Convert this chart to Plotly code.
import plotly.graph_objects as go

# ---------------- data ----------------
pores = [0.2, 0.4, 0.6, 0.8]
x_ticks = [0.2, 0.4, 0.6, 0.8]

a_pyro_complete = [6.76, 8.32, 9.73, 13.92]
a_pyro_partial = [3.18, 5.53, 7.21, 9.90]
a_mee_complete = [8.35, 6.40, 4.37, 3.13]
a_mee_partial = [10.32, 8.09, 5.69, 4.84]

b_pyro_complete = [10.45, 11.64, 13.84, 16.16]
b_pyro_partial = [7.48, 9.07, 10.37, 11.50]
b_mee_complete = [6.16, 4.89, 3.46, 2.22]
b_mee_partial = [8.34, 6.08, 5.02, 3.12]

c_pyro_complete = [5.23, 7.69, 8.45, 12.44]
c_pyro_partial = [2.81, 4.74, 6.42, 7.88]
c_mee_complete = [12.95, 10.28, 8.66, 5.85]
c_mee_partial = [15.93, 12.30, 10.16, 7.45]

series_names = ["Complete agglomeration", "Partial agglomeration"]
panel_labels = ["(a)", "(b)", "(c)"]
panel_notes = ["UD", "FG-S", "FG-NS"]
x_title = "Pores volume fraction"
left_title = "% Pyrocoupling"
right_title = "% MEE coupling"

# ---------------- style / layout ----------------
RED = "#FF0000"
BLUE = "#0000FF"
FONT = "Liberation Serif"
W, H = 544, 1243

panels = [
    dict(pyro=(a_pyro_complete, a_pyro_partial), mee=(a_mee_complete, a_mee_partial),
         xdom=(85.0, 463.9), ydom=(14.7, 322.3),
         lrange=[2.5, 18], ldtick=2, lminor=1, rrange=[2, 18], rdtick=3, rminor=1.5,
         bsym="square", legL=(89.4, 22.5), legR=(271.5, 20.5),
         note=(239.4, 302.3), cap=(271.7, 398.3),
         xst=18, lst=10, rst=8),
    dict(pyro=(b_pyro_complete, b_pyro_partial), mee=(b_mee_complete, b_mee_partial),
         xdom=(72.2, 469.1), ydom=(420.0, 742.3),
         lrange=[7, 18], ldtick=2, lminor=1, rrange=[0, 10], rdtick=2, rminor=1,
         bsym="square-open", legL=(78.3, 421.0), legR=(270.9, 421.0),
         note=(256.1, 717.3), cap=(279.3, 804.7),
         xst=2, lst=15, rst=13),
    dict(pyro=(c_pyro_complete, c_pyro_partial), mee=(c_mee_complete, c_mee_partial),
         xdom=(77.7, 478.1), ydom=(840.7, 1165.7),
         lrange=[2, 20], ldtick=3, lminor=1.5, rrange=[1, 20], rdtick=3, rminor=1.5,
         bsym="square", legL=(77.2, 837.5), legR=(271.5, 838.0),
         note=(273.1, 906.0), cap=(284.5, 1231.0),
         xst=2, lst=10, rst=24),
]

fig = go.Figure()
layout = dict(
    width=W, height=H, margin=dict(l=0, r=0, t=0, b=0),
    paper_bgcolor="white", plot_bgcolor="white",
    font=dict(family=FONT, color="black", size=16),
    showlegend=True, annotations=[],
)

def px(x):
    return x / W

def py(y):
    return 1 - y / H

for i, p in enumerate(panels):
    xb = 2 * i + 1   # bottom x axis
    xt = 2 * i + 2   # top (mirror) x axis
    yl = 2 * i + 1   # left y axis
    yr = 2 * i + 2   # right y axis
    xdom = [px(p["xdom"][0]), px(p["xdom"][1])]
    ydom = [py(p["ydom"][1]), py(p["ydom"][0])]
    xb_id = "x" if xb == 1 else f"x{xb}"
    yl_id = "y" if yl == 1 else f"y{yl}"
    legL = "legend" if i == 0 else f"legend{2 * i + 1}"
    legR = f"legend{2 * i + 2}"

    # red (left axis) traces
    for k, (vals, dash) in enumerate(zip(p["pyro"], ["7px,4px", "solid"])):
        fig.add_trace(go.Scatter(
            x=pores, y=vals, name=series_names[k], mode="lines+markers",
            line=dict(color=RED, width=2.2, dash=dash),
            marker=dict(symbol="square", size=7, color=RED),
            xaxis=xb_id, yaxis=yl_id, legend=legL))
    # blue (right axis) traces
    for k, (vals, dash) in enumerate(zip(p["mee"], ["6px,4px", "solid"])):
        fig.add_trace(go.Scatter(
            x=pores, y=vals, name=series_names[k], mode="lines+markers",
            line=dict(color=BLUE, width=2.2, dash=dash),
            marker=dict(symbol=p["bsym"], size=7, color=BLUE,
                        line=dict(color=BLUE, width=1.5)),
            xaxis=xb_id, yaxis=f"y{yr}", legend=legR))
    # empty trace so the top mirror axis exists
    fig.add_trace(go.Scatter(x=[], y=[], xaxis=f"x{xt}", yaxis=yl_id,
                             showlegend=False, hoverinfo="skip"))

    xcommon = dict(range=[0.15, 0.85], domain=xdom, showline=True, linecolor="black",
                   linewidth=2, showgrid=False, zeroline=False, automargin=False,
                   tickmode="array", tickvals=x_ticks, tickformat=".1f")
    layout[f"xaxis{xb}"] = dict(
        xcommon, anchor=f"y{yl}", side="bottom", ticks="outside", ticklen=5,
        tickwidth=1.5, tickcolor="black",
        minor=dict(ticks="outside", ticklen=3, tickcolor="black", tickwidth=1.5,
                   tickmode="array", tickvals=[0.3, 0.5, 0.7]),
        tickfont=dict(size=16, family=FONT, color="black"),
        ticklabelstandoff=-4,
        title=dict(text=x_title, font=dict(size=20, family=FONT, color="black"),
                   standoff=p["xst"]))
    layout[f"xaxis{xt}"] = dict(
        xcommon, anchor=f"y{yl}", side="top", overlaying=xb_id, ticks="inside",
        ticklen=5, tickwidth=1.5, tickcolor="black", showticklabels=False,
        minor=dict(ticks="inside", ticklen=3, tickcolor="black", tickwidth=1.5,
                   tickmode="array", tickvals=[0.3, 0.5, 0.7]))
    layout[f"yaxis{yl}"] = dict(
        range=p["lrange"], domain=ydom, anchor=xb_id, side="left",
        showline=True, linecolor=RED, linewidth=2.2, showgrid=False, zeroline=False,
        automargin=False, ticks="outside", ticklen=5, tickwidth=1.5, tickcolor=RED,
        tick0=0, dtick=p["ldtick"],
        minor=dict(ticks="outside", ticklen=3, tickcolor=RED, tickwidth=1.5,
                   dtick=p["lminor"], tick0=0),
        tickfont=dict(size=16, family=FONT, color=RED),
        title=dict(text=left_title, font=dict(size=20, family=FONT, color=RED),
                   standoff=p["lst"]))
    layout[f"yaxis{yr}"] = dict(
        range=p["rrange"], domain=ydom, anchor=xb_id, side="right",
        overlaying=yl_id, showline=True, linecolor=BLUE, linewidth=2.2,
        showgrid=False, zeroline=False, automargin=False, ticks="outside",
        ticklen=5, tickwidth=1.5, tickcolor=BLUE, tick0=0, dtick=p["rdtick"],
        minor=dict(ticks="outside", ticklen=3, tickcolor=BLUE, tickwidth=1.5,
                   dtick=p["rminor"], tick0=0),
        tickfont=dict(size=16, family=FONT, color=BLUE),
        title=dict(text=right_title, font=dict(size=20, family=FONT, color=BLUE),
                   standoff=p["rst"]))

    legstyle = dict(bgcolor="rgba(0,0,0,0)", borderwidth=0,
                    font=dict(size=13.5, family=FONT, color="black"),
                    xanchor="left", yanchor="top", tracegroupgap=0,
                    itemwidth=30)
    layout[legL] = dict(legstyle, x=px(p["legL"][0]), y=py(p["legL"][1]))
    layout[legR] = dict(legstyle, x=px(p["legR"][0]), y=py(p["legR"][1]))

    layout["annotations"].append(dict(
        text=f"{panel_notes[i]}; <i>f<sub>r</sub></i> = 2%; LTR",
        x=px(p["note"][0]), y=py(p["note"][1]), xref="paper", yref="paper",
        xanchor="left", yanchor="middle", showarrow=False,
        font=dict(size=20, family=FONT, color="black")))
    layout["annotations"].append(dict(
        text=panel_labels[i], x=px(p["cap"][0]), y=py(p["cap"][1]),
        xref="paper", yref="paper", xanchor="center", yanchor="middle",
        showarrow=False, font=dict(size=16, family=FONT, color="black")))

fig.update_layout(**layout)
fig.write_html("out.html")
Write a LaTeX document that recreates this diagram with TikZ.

■ Directive ■
Write down again the exact lines running from the beginning of the data to the line containing "a_mee_partial = [10.32, 8.09, 5.69, 4.84]", with both ends included.

■ In response ■
Convert this chart to Plotly code.
import plotly.graph_objects as go

# ---------------- data ----------------
pores = [0.2, 0.4, 0.6, 0.8]
x_ticks = [0.2, 0.4, 0.6, 0.8]

a_pyro_complete = [6.76, 8.32, 9.73, 13.92]
a_pyro_partial = [3.18, 5.53, 7.21, 9.90]
a_mee_complete = [8.35, 6.40, 4.37, 3.13]
a_mee_partial = [10.32, 8.09, 5.69, 4.84]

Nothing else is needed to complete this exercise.